The 2018 Twin Cities Film Festival opens tonight with a screening of "Green Book," the story of a bouncer from the Bronx hired to drive a very cultured African-American pianist through the segregated South in 1962.
The film is drawing Oscar buzz, and it's attracting audiences to the festival. Jatin Setia, the festival's director, said "Green Book" is a huge get for the event, as it is going to be on many must-see and awards lists.
"This is probably one of our biggest openings we have ever had, with the caliber of film, and of course the caliber of the talent Jim is bringing to the table," he said.
Jim is Edina native Jim Burke, who has become a powerhouse Hollywood producer. He's worked with director Alexander Payne on films such as "The Descendants" and "Election." He's also made Midwestern-themed movies such as "Cedar Rapids" and "Kumiko, the Treasure Hunter," based on the urban legend of the Japanese woman who froze to death searching for money she believed was really buried at the end of the Coen Brothers movie "Fargo."
He made "Green Book" with his old friend Peter Farrelly, a director known for in-your-face comedies such as "Dumb and Dumber" and "There's Something About Mary." Burke said they had long wanted to do a more meaningful movie.
It was Farrelly who landed on the true story of classical pianist Donald Shirley, who hired a Copacabana bouncer nicknamed Tony Lip to drive and protect him on a tour through the deep South in 1962. The performances by Oscar winner Mahershala Ali and Viggo Mortensen are attracting awards attention.
The movie doesn't open until Nov. 21. Burke, who will introduce the two screenings tonight, said that's why tonight's shows are so important.
"The principle thing that it does is create what we call in the business WOM — word of mouth," he said. "We allow people to see it early, and then own it. You can say, 'Oh I saw something, and you can't even see it until Thanksgiving. But let me tell you, when you do see it, you'll know what I know: that it's great.'"
Burke also said as a Minnesotan that the TCFF offers a personal advantage.
"I love the opportunity to bring movies back to my hometown where I grew up and show them to the people I love, yeah," he said.
Burke is proud of the film. Steven Spielberg told him it's the best buddy movie he's ever seen.
TCFF Director Setia said that as the festival begins its ninth year, it's building on the momentum of its first eight.

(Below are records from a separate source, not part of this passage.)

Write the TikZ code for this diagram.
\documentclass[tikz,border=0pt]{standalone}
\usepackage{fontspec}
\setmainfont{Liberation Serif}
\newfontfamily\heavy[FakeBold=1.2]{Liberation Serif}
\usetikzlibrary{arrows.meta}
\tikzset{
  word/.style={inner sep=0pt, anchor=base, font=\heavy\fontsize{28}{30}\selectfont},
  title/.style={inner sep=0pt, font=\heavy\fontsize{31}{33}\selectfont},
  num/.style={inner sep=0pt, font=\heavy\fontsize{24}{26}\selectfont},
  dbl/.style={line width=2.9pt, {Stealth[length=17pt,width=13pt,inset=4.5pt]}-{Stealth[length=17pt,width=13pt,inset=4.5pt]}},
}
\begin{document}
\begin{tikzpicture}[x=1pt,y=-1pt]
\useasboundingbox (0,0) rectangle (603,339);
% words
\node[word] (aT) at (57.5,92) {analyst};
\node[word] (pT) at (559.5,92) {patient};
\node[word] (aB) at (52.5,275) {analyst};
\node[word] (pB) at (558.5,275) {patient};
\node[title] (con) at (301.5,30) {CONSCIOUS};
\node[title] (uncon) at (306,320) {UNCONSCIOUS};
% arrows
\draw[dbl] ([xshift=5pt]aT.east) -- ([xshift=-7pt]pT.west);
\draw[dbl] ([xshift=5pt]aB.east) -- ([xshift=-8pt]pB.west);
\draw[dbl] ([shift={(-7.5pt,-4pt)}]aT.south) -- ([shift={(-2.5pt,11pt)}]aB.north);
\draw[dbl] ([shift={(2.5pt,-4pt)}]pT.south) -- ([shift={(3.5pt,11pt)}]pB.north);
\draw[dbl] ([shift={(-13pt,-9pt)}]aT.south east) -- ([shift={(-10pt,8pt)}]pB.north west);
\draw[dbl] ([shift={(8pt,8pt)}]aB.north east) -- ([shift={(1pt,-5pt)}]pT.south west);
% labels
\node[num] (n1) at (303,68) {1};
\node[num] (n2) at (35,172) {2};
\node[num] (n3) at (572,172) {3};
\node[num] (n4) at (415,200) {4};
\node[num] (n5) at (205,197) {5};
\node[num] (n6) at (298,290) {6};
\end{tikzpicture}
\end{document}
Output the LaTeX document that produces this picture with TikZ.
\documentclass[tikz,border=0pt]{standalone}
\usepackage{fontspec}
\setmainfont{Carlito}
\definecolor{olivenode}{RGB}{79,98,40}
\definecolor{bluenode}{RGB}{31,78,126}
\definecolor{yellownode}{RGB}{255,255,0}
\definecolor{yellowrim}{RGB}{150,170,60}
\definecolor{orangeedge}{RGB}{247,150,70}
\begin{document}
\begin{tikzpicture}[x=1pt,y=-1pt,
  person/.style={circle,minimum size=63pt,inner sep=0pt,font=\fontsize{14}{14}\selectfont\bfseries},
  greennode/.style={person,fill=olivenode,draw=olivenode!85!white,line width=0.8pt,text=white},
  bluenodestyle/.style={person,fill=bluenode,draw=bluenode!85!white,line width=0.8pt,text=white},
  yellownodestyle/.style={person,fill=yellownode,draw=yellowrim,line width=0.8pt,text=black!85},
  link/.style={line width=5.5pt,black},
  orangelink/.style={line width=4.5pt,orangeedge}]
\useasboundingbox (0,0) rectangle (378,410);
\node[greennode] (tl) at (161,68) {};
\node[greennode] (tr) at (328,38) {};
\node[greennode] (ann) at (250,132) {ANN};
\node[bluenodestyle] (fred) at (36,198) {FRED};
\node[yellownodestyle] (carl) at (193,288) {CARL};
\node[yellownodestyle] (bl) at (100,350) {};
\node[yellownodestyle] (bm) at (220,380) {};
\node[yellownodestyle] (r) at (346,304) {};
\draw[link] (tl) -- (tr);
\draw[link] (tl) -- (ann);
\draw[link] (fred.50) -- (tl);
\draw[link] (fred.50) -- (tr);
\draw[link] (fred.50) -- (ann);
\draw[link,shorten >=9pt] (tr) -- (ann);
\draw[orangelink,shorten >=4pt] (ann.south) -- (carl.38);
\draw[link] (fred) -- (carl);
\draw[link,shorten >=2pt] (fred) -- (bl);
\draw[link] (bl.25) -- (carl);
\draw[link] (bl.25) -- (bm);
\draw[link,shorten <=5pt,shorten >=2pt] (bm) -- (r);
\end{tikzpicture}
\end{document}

"We have 127 films, and how this came about is due diligence, right?" he said. "As we are growing, we are deepening relationships not only with the bigger studios, but also with independent filmmakers. And now we are at that point [where] filmmakers recommend our festival to their peers."
Based at the Showplace Icon Theaters in St. Louis Park, the 10-day festival aims to sprinkle a little Hollywood glamor and socializing among the movie screenings. There are red carpets before many of the movies, and question-and-answer sessions with filmmakers after the majority of screenings.